**Exercise details**
Repeat the material exactly from its first line to the line that includes "8, 4], [3, 4], [7]];". Skip pictures.

_ _ _ _ _ _ _

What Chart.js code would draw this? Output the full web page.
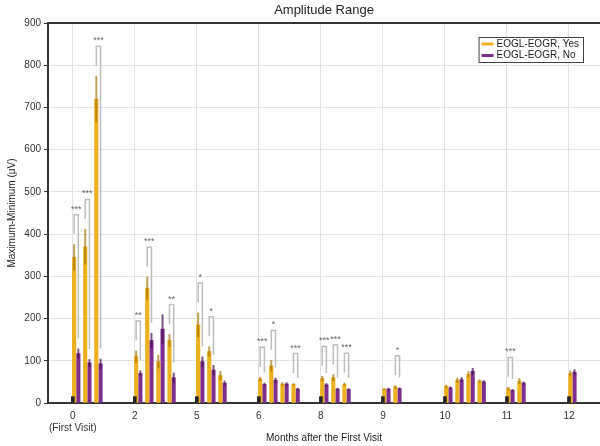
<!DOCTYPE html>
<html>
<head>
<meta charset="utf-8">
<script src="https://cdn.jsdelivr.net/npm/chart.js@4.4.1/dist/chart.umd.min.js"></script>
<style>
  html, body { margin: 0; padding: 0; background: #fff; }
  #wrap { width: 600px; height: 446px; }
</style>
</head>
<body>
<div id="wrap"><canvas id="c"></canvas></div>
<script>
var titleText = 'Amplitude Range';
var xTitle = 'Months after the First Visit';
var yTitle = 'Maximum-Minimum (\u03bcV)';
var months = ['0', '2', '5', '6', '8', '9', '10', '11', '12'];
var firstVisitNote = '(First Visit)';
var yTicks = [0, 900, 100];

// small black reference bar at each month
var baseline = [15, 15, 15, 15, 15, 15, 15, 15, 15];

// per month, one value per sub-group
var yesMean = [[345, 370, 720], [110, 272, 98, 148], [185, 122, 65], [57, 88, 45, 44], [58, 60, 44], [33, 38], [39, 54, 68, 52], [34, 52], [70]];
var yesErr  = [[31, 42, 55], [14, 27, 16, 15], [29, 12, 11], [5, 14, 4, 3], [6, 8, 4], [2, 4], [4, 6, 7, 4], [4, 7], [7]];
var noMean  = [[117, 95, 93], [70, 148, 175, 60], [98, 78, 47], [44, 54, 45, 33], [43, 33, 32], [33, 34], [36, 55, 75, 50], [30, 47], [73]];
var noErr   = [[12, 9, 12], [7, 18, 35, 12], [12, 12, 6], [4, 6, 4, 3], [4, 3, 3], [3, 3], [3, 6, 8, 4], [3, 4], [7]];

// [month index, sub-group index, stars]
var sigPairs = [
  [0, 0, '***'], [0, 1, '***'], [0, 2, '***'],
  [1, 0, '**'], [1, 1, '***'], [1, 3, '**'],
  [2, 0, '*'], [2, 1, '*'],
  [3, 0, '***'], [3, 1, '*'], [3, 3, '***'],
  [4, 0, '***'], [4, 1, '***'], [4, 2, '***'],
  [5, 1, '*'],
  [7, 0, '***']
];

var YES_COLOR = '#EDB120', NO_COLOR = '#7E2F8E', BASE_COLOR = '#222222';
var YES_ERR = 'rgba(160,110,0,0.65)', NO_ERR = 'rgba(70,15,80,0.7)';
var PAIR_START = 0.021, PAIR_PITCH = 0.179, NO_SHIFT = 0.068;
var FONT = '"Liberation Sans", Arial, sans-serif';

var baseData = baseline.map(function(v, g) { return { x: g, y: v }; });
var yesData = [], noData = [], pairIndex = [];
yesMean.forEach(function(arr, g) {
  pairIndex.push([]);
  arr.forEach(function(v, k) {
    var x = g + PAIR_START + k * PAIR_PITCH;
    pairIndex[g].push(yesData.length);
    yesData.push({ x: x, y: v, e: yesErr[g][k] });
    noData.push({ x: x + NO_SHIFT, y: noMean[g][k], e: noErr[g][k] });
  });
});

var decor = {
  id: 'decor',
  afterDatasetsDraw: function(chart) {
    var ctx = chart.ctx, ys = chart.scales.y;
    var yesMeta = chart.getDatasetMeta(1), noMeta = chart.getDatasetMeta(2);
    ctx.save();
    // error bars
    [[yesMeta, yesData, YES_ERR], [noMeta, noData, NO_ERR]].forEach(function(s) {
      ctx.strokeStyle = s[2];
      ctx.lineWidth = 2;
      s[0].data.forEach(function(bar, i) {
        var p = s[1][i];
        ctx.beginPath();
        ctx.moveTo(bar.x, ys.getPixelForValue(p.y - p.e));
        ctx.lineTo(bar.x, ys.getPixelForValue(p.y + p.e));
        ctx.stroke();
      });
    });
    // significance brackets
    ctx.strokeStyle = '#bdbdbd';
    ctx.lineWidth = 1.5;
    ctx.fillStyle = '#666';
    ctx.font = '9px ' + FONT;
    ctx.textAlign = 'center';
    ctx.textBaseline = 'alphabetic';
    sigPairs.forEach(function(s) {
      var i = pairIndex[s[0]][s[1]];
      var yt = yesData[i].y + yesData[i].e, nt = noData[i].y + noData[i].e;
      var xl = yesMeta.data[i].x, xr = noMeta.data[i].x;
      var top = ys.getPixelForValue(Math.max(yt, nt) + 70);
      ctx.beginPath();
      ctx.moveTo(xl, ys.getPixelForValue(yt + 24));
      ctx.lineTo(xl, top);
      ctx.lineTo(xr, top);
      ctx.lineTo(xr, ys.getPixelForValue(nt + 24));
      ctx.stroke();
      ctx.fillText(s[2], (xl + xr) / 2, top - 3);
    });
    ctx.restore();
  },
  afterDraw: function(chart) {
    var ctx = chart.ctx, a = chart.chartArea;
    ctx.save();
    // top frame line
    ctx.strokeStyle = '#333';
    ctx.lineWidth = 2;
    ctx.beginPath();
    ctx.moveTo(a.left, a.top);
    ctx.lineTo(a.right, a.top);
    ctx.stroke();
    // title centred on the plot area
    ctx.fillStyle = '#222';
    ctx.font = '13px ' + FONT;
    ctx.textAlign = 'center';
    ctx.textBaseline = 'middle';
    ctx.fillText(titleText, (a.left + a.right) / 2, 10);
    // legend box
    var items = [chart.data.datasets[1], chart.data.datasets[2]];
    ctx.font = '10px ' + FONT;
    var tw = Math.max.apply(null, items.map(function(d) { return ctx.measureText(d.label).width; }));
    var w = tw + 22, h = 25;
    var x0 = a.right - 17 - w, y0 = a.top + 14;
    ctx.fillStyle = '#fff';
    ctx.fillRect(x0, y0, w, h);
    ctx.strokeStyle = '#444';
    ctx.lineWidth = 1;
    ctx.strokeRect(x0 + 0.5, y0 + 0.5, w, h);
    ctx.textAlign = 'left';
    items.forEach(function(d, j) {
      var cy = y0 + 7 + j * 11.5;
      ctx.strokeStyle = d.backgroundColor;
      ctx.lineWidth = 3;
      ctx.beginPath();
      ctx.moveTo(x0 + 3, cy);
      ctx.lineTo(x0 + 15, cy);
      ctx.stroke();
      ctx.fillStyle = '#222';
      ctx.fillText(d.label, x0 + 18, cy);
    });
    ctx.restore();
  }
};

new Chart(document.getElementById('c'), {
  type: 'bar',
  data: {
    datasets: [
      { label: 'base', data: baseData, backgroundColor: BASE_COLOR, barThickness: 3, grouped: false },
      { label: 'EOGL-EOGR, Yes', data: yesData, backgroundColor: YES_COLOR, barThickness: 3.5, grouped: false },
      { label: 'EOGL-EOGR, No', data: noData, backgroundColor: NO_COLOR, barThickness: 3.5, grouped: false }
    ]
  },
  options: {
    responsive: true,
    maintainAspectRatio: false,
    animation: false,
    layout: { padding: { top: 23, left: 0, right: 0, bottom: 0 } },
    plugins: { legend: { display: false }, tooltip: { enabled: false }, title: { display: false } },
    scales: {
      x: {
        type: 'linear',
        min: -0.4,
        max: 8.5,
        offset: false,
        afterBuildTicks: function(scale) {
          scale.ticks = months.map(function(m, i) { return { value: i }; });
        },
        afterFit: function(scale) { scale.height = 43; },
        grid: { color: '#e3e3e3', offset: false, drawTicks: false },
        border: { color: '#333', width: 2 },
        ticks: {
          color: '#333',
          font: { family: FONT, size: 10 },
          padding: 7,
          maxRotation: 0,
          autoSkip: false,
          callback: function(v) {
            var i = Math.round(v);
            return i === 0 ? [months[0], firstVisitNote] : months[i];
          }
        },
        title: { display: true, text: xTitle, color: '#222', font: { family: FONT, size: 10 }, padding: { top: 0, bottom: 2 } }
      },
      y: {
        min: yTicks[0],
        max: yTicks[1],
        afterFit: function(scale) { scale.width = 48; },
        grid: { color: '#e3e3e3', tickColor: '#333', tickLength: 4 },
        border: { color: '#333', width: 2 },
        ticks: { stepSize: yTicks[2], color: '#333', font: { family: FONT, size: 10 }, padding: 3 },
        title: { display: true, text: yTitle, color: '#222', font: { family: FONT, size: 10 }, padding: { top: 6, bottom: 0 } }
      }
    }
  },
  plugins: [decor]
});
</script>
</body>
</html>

_ _ _ _ _ _ _

**Reply to the task**
What Chart.js code would draw this? Output the full web page.
<!DOCTYPE html>
<html>
<head>
<meta charset="utf-8">
<script src="https://cdn.jsdelivr.net/npm/chart.js@4.4.1/dist/chart.umd.min.js"></script>
<style>
  html, body { margin: 0; padding: 0; background: #fff; }
  #wrap { width: 600px; height: 446px; }
</style>
</head>
<body>
<div id="wrap"><canvas id="c"></canvas></div>
<script>
var titleText = 'Amplitude Range';
var xTitle = 'Months after the First Visit';
var yTitle = 'Maximum-Minimum (\u03bcV)';
var months = ['0', '2', '5', '6', '8', '9', '10', '11', '12'];
var firstVisitNote = '(First Visit)';
var yTicks = [0, 900, 100];

// small black reference bar at each month
var baseline = [15, 15, 15, 15, 15, 15, 15, 15, 15];

// per month, one value per sub-group
var yesMean = [[345, 370, 720], [110, 272, 98, 148], [185, 122, 65], [57, 88, 45, 44], [58, 60, 44], [33, 38], [39, 54, 68, 52], [34, 52], [70]];
var yesErr  = [[31, 42, 55], [14, 27, 16, 15], [29, 12, 11], [5, 14, 4, 3], [6, 8, 4], [2, 4], [4, 6, 7, 4], [4, 7], [7]];
var noMean  = [[117, 95, 93], [70, 148, 175, 60], [98, 78, 47], [44, 54, 45, 33], [43, 33, 32], [33, 34], [36, 55, 75, 50], [30, 47], [73]];
var noErr   = [[12, 9, 12], [7, 18, 35, 12], [12, 12, 6], [4, 6, 4, 3], [4, 3, 3], [3, 3], [3, 6, 8, 4], [3, 4], [7]];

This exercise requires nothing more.